LXXVI. The Vale of the Muses.—

The grove of the Muses lay at the northern foot of Mount Helicon in a valley which is traversed by a stream flowing from west to east. Towards its western end the valley contracts, being hemmed in between the steep, lofty, and wooded slopes of Helicon on the south and another rugged but less lofty mountain on the north. The saddle which joins the two mountains bounds the Vale of the Muses on the west. A fine view of the valley is to be had from a ruined mediaeval tower which surmounts a rocky hill of no great height on the northern side of the vale, about midway between Ascra and the village of Palaeo-Panagia.

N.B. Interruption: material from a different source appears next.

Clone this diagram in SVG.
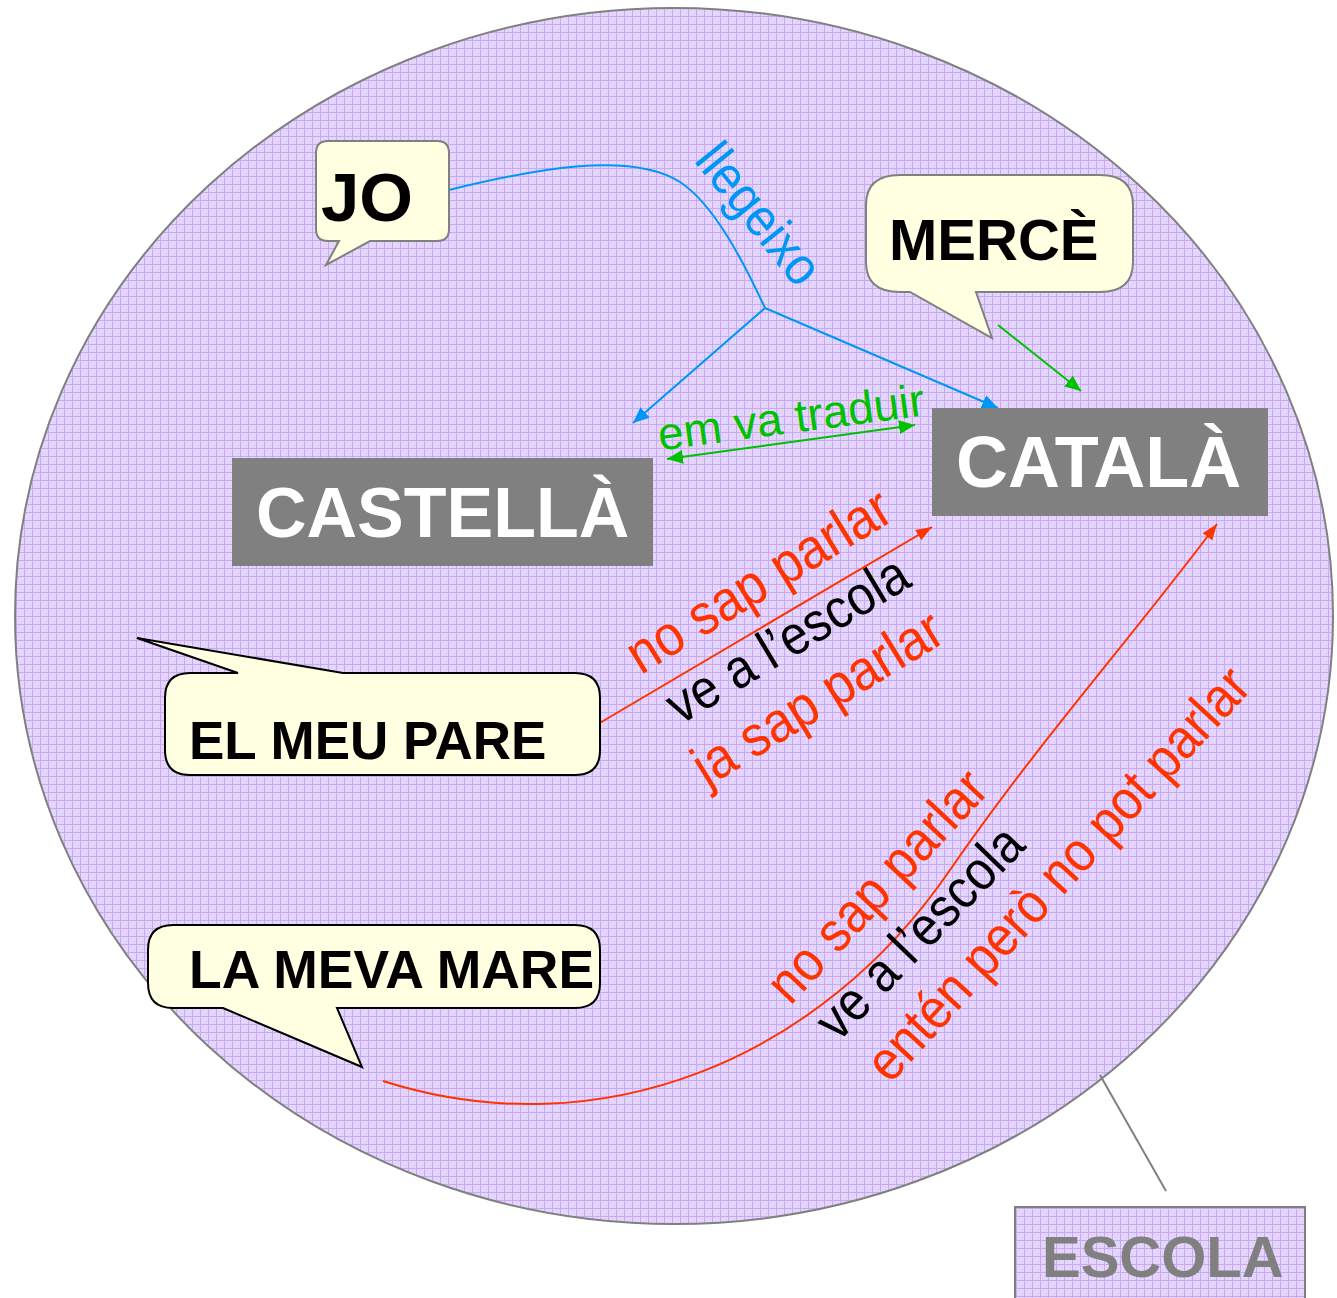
<svg xmlns="http://www.w3.org/2000/svg" width="1337" height="1298" viewBox="0 0 1337 1298">
<style>
.bub{fill:#ffffe1;stroke-width:2;stroke-linejoin:miter}
.gb{stroke:#808080}
.kb{stroke:#000}
.lbl{font-family:"Liberation Sans",Arial,sans-serif;font-weight:bold}
.rt{font-family:"Liberation Sans",Arial,sans-serif}
.box{fill:#808080}
</style>
<defs>
<pattern id="grid" width="8" height="8" patternUnits="userSpaceOnUse">
<rect width="8" height="8" fill="#e3d5fc"/>
<path d="M0,0.5H8M0.5,0V8" stroke="#c9aaf2" stroke-width="1"/>
</pattern>
<marker id="ab" markerUnits="userSpaceOnUse" markerWidth="18" markerHeight="16" refX="16" refY="7" orient="auto-start-reverse"><path d="M0,0 L16,7 L0,14 Z" fill="#0096f5"/></marker>
<marker id="ag" markerUnits="userSpaceOnUse" markerWidth="18" markerHeight="16" refX="16" refY="7" orient="auto-start-reverse"><path d="M0,0 L16,7 L0,14 Z" fill="#00c000"/></marker>
<marker id="ar" markerUnits="userSpaceOnUse" markerWidth="18" markerHeight="16" refX="16" refY="6" orient="auto-start-reverse"><path d="M0,0 L16,6 L0,12 Z" fill="#ff3300"/></marker>
</defs>

<g id="escola-area">
<ellipse cx="674" cy="616" rx="659" ry="608" fill="url(#grid)" stroke="#808080" stroke-width="2"/>
</g>

<g id="connectors" fill="none">
<path d="M449,190 C530,170 630,150 680,182 C715,205 745,265 765,308" stroke="#0096f5" stroke-width="2"/>
<path d="M765,308 L633,423" stroke="#0096f5" stroke-width="2" marker-end="url(#ab)"/>
<path d="M765,308 L998,408" stroke="#0096f5" stroke-width="2" marker-end="url(#ab)"/>
<path d="M667,459 L915,425" stroke="#00c000" stroke-width="2" marker-start="url(#ag)" marker-end="url(#ag)"/>
<path d="M998,325 L1081,391" stroke="#00c000" stroke-width="2" marker-end="url(#ag)"/>
<path d="M598,724 L932,527" stroke="#ff3300" stroke-width="2" marker-end="url(#ar)"/>
<path d="M383,1081 C600,1150 820,1060 950,870 C1040,740 1130,640 1217,524" stroke="#ff3300" stroke-width="2" marker-end="url(#ar)"/>
<path d="M1100,1075 L1166,1191" stroke="#808080" stroke-width="2"/>
</g>

<g id="labels">
<text class="rt" transform="translate(760,213) rotate(51) scale(0.92,1)" x="0" y="19" font-size="53" fill="#0096f5" text-anchor="middle">llegeixo</text>
<text class="rt" transform="translate(791,417) rotate(-7.5)" x="0" y="16" font-size="46" fill="#00c000" text-anchor="middle">em va traduir</text>
<g transform="translate(758,580) rotate(-31.5) scale(0.9,1)"><text class="rt" x="0" y="20" font-size="57" fill="#ff3300" text-anchor="middle">no sap parlar</text></g>
<g transform="translate(787,639) rotate(-31) scale(0.9,1)"><text class="rt" x="0" y="19" font-size="55" fill="#000" text-anchor="middle">ve a l’escola</text></g>
<g transform="translate(817,697) rotate(-31.5) scale(0.9,1)"><text class="rt" x="0" y="20" font-size="57" fill="#ff3300" text-anchor="middle">ja sap parlar</text></g>
<g transform="translate(876,885) rotate(-47) scale(0.9,1)"><text class="rt" x="0" y="20" font-size="56" fill="#ff3300" text-anchor="middle">no sap parlar</text></g>
<g transform="translate(919,932) rotate(-46) scale(0.9,1)"><text class="rt" x="0" y="19" font-size="55" fill="#000" text-anchor="middle">ve a l’escola</text></g>
<g transform="translate(1057,873) rotate(-47.5) scale(0.9,1)"><text class="rt" x="0" y="20" font-size="56" fill="#ff3300" text-anchor="middle">entén però no pot parlar</text></g>
</g>

<g id="jo">
<path class="bub gb" d="M328,141 H437 Q449,141 449,153 V229 Q449,241 437,241 H370 L326,265 L339,241 H328 Q316,241 316,229 V153 Q316,141 328,141 Z"/>
<text class="lbl" x="321" y="221" font-size="69" fill="#000">JO</text>
</g>

<g id="merce">
<path class="bub gb" d="M900,175 H1100 Q1133,175 1133,205 V262 Q1133,292 1100,292 H976 L992,338 L910,292 H900 Q866,292 866,262 V205 Q866,175 900,175 Z"/>
<text class="lbl" x="889" y="260" font-size="58" fill="#000">MERCÈ</text>
</g>

<g id="catala">
<rect class="box" x="932" y="408" width="336" height="108"/>
<text class="lbl" x="956" y="487" font-size="72" fill="#fff">CATALÀ</text>
</g>

<g id="castella">
<rect class="box" x="232" y="458" width="421" height="108"/>
<text class="lbl" x="256" y="537" font-size="70" fill="#fff">CASTELLÀ</text>
</g>

<g id="pare">
<path class="bub kb" d="M190,673 H238 L137,638 L343,673 H575 Q600,673 600,698 V750 Q600,775 575,775 H190 Q165,775 165,750 V698 Q165,673 190,673 Z"/>
<text class="lbl" x="189" y="759" font-size="53" fill="#000">EL MEU PARE</text>
</g>

<g id="mare">
<path class="bub kb" d="M173,925 H575 Q600,925 600,950 V983 Q600,1008 575,1008 H337 L362,1067 L223,1008 H173 Q148,1008 148,983 V950 Q148,925 173,925 Z"/>
<text class="lbl" x="189" y="988" font-size="53.5" fill="#000">LA MEVA MARE</text>
</g>

<g id="escola">
<rect x="1015" y="1207" width="290" height="100" fill="url(#grid)" stroke="#808080" stroke-width="2"/>
<text class="lbl" x="1042" y="1277" font-size="58" fill="#808080">ESCOLA</text>
</g>
</svg>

Across the valley to the south rise the steep slopes of Helicon, rocky below and wooded with pines above. In a glen at the foot of these great declivities are seen the trees that hide the secluded monastery of St. Nicholas, below which dark myrtle-bushes extend far down the slope. At the head of the valley in the west the serrated top of Helicon appears foreshortened, and a little on this side of the highest point the monastery of Zagara peeps out, delightfully situated on a woody slope that falls away into the sequestered dale where stand the two villages also called Zagara. To the left of the summit the snowy top of Parnassus just shows itself in the distance. In the nearer foreground, on the hither side of the valley, the conical hill of Ascra, crowned with its ruined tower, stands out boldly. Vineyards cover the gently-swelling hills on the northern side of the vale, and down the middle of it the brook Archontitza (probably the ancient Termesus or Permessus), fed by many springs, flows through fields of maize and corn.